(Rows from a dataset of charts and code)
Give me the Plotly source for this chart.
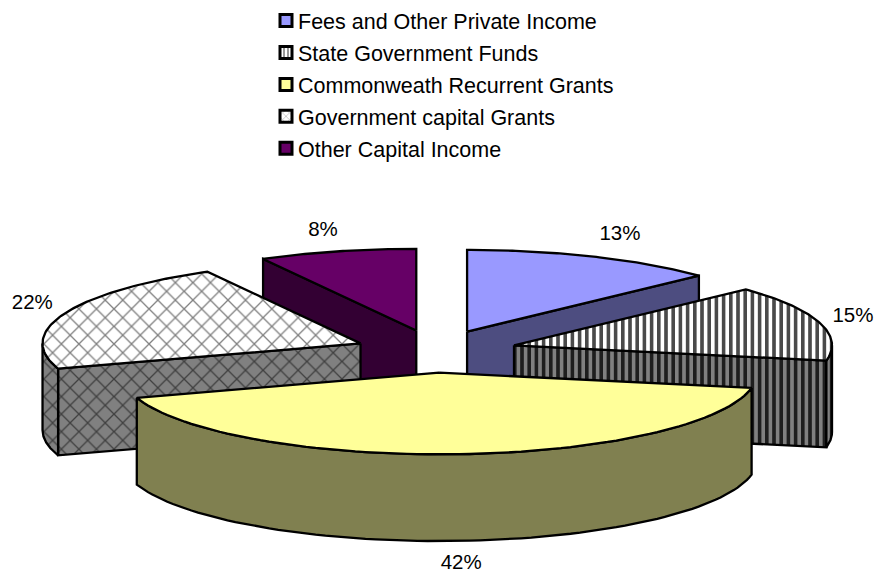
import math
import plotly.graph_objects as go

# Income shares, clockwise from twelve o'clock
categories = ["Fees and Other Private Income", "State Government Funds",
              "Commonweath Recurrent Grants", "Government capital Grants",
              "Other Capital Income"]
shares = [13, 15, 42, 22, 8]

top_colors = ["#9999FF", "#FFFFFF", "#FFFF99", "#FFFFFF", "#660066"]
side_colors = ["#4D4D80", "#808080", "#808050", "#808080", "#330033"]
hatch_shapes = ["", "|", "", "x", ""]
hatch_top = [None, "#4A4A4A", None, "#808080", None]
hatch_side = [None, "#1E1E1E", None, "#404040", None]
draw_order = [4, 0, 3, 1, 2]

# Ellipse projection of the tilted pie, in page pixels
CX, CY = 434.0, 350.5
RX, RY = 318.0, 82.0
DEPTH = 87.0
EXPLODE = 0.262
FONT = "Liberation Sans, Arial, sans-serif"
# Small per-slice corrections to the exploded apex
apex_nudge = [(0, 0), (0, 0), (0, 0), (4, 0), (3, 0)]
# Radial multipliers of each percentage label along x and y
label_scale = [(1.21, 1.29), (1.11, 1.25), (1.1, 2.34), (1.11, 1.3), (1.18, 1.26)]


def point(ox, oy, deg, drop=0.0):
    t = math.radians(deg)
    return ox + RX * math.sin(t), oy - RY * math.cos(t) + drop


def arc(ox, oy, d0, d1, drop=0.0, steps=80):
    pts = [point(ox, oy, d0 + (d1 - d0) * i / steps, drop) for i in range(steps + 1)]
    return [p[0] for p in pts], [p[1] for p in pts]


def face(fig, xs, ys, color, shape, fg, size, solidity):
    kw = {}
    if shape:
        kw["fillpattern"] = dict(shape=shape, fgcolor=fg, bgcolor=color,
                                 size=size, solidity=solidity, fillmode="replace")
    fig.add_trace(go.Scatter(x=xs + xs[:1], y=ys + ys[:1], mode="lines", fill="toself",
                             fillcolor=color, line=dict(color="black", width=2.3),
                             showlegend=False, hoverinfo="skip", **kw))


fig = go.Figure()

# Angular extents and exploded apex for each slice
total = sum(shares)
spans, apexes, running = [], [], 0.0
for i, v in enumerate(shares):
    d0 = running / total * 360
    running += v
    d1 = running / total * 360
    mid = math.radians((d0 + d1) / 2)
    spans.append((d0, d1))
    apexes.append((CX + EXPLODE * RX * math.sin(mid) + apex_nudge[i][0],
                   CY - EXPLODE * RY * math.cos(mid) + apex_nudge[i][1]))

for i in draw_order:
    d0, d1 = spans[i]
    ox, oy = apexes[i]
    top, side = top_colors[i], side_colors[i]
    shape = hatch_shapes[i]
    psize = 7.2 if shape == "|" else 12.4
    psolid = 0.5 if shape == "|" else 0.2

    # Cut faces turned towards the viewer
    cuts = []
    if math.sin(math.radians(d0)) < -1e-6:
        cuts.append(d0)
    if math.sin(math.radians(d1)) > 1e-6:
        cuts.append(d1)
    for d in cuts:
        px, py = point(ox, oy, d)
        face(fig, [ox, px, px, ox], [oy, py, py + DEPTH, oy + DEPTH],
             side, shape, hatch_side[i], psize, psolid)

    # Outer wall: only the near half of the rim is visible
    w0, w1 = max(d0, 90), min(d1, 270)
    if w1 > w0:
        ax, ay = arc(ox, oy, w0, w1)
        bx, by = arc(ox, oy, w0, w1, DEPTH)
        face(fig, ax + bx[::-1], ay + by[::-1], side, shape, hatch_side[i], psize, psolid)

    # Top surface
    ax, ay = arc(ox, oy, d0, d1)
    face(fig, [ox] + ax, [oy] + ay, top, shape, hatch_top[i], psize, psolid)

# Percentage labels placed around the slices
for i, v in enumerate(shares):
    d0, d1 = spans[i]
    mid = math.radians((d0 + d1) / 2)
    ox, oy = apexes[i]
    kx, ky = label_scale[i]
    fig.add_trace(go.Scatter(x=[ox + kx * RX * math.sin(mid)],
                             y=[oy - ky * RY * math.cos(mid)],
                             mode="text", text=[f"{v}%"],
                             textposition="middle center", cliponaxis=False,
                             textfont=dict(family=FONT, size=20.5, color="black"),
                             showlegend=False, hoverinfo="skip"))

# Legend entries use bar swatches, which give square keys with hatching
for i, name in enumerate(categories):
    pattern = dict(shape=hatch_shapes[i])
    if hatch_shapes[i]:
        pattern.update(fgcolor="#303030" if i == 1 else "#808080", bgcolor=top_colors[i],
                       size=5 if i == 1 else 6, solidity=0.5 if i == 1 else 0.3)
    fig.add_trace(go.Bar(x=[None], y=[None], name=name, legendgroup=name,
                         marker=dict(color=top_colors[i], pattern=pattern,
                                     line=dict(color="black", width=3))))

fig.update_layout(
    width=876, height=571, margin=dict(l=0, r=0, t=0, b=0),
    paper_bgcolor="white", plot_bgcolor="white",
    xaxis=dict(range=[0, 876], visible=False, fixedrange=True),
    yaxis=dict(range=[571, 0], visible=False, fixedrange=True),
    legend=dict(x=258 / 876, y=1 + 2 / 571, xanchor="left", yanchor="top",
                traceorder="grouped", tracegroupgap=1,
                bgcolor="rgba(0,0,0,0)",
                font=dict(family=FONT, size=21.5, color="black")),
)

# Pull the legend keys closer to their text
tighten_keys = """
document.querySelectorAll('.legend .layers').forEach(function (g) {
  g.setAttribute('transform', 'translate(8,0)');
});
"""
fig.write_html("out.html", post_script=tighten_keys)
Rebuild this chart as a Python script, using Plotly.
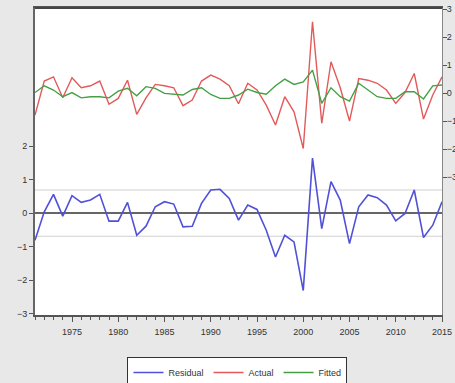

◆ Your instructions
How many lines in the records above contain the word "this"? Give only the number.

◆ The response
2